LM Ericsson

Lars Magnus Ericsson was born under modest conditions in Värmskog, Värmland in 1846. Already at the age of 14 years, he had begun to work at smithies in the home area and in 1866 he arrived in Stockholm.

In the Swedish capital he was offered work at the instrument-manufacturing firm Öller & Co. Ericsson proved to be gifted and received government grants for studies abroad. He was, inter alia, given the opportunity to work an entire year at the electro-mechanical firm Siemens & Halske in Berlin.

On 1 April 1876, Lars Magnus Ericsson, together with his earlier colleague Carl Johan Andersson, started the company:

”L.M.Ericsson & Co. Mechanical workshop business. Lars Magnus Ericsson and Carl Johan Andersson”

Also Andersson had studied the science of manufacturing instruments abroad.

Originally, the firm only rented a kitchen of 13 square metres in the courtyard house on Drottninggatan 15 in Stockholm. The work tools consisted of two pedal driven lathes and the two companions employed an errand boy, Gabriel Bildsten.
In the beginning, the business mainly repaired fine mechanical devices for the fire brigade, the police and various railroad companies.

In the autumn of 1876, LM Ericsson built two new pointer telegraphs of their own design and before the end of the year, they had employed an apprentice. The kitchen was now too small and the operation moved to a small premises on Jakobsbergsgatan 23B.

One year on, at the end of 1877, the firm had 6 employees, including the two business partners and the young Bildsten. Once again they had to move to larger premises. In the house on Lästmakeregatan 29 at Oxtorget the firm also had access to a smithy of their own.
The time when Ericsson himself first made acquaintance with a telephone cannot conclusively be ascertained. According to the books, the firm imported telephones on several occasions, starting 4 March 1878.

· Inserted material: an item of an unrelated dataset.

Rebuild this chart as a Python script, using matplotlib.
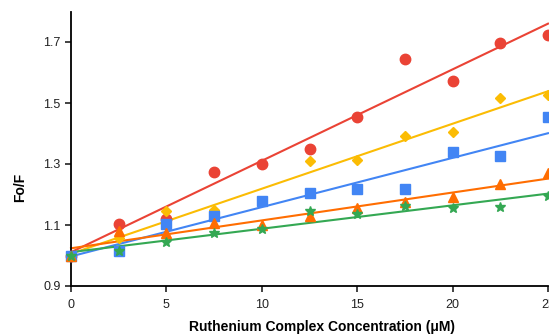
import numpy as np
import matplotlib
matplotlib.use('Agg')
from matplotlib import pyplot as plt

plt.rcParams['font.family'] = ['Liberation Sans', 'DejaVu Sans']

# concentration (uM)
conc = [0, 2.5, 5, 7.5, 10, 12.5, 15, 17.5, 20, 22.5, 25]

# Fo/F
red_y = [1.0, 1.103, 1.12, 1.275, 1.30, 1.35, 1.455, 1.645, 1.572, 1.697, 1.723]
yellow_y = [1.0, 1.057, 1.146, 1.15, 1.178, 1.311, 1.313, 1.392, 1.406, 1.515, 1.526]
blue_y = [1.0, 1.016, 1.103, 1.13, 1.178, 1.205, 1.218, 1.218, 1.34, 1.326, 1.455]
orange_y = [1.0, 1.08, 1.074, 1.107, 1.099, 1.13, 1.156, 1.175, 1.192, 1.234, 1.27]
green_y = [1.0, 1.016, 1.044, 1.074, 1.088, 1.145, 1.136, 1.162, 1.156, 1.16, 1.195]

series = [
    (red_y, '#EA4335', 'o', 7.5),
    (yellow_y, '#FBBC04', 'D', 5.5),
    (blue_y, '#4285F4', 's', 7),
    (orange_y, '#FF6D01', '^', 7.5),
    (green_y, '#34A853', '*', 7),
]

fig = plt.figure(figsize=(5.49, 3.36), dpi=100)
ax = fig.add_axes([71 / 549, 50 / 336, 477 / 549, 274.5 / 336])

x = np.array(conc)
for y, c, m, ms in series:
    # least-squares trend line per series
    k, b = np.polyfit(x, y, 1)
    xx = np.array([0, 25])
    ax.plot(xx, k * xx + b, color=c, lw=1.5, zorder=2, clip_on=False)
    ax.plot(x, y, ls='none', marker=m, color=c, ms=ms, mec=c, zorder=3, clip_on=False)

ax.set_xlim(0, 25)
ax.set_ylim(0.9, 1.8)
ax.set_xticks([0, 5, 10, 15, 20, 25])
ax.set_yticks([0.9, 1.1, 1.3, 1.5, 1.7])
ax.set_yticklabels(['0.9', '1.1', '1.3', '1.5', '1.7'])
for s in ['top', 'right']:
    ax.spines[s].set_visible(False)
for s in ['left', 'bottom']:
    ax.spines[s].set_linewidth(1.3)
ax.tick_params(direction='out', length=4, width=1.2, labelsize=9, colors='#222222')
ax.tick_params(axis='x', pad=5)

ax.set_ylabel('Fo/F', fontsize=10, fontweight='bold')
ax.yaxis.set_label_coords(-0.092, 0.36)
ax.set_xlabel('Ruthenium Complex Concentration (\u03bcM)', fontsize=10, fontweight='bold')
ax.xaxis.set_label_coords(0.527, -0.125)

plt.savefig('out.png', dpi=100)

The Evangelic National Trust’s cashier at time, civil engineer Henrik Ahlborg, has revealed that he was resident on Jacobsbergsgatan 11 in the autumn of 1877, just a few houses away from Ericsson’s workshop and that he helped out with various speech tests on a wire connected between them. We also know with certainty that Ahlborg, during the same time, had a wire connected between the Trust’s office on Mästersamuelsgatan and Norman’s book printer on Karduansmakaregatan.

The Trust’s remaining equipment shows, in any event, that a rudimentary telephone, made by Siemens & Halske in Berlin, was used and shortly thereafter, probably in 1878, that they received telephones made by Ericsson.
In Telegrafverket’s collections, now stored at the Technical Museum, as well ass in our own collection, and those of a few others, there are unmarked telephones that seem to be pure copies of the German device. They were probably made by Ericsson for experimental purposes, but the books do not reveal any sales of such telephones. The design is relatively simple and could, in practice, have a different origin.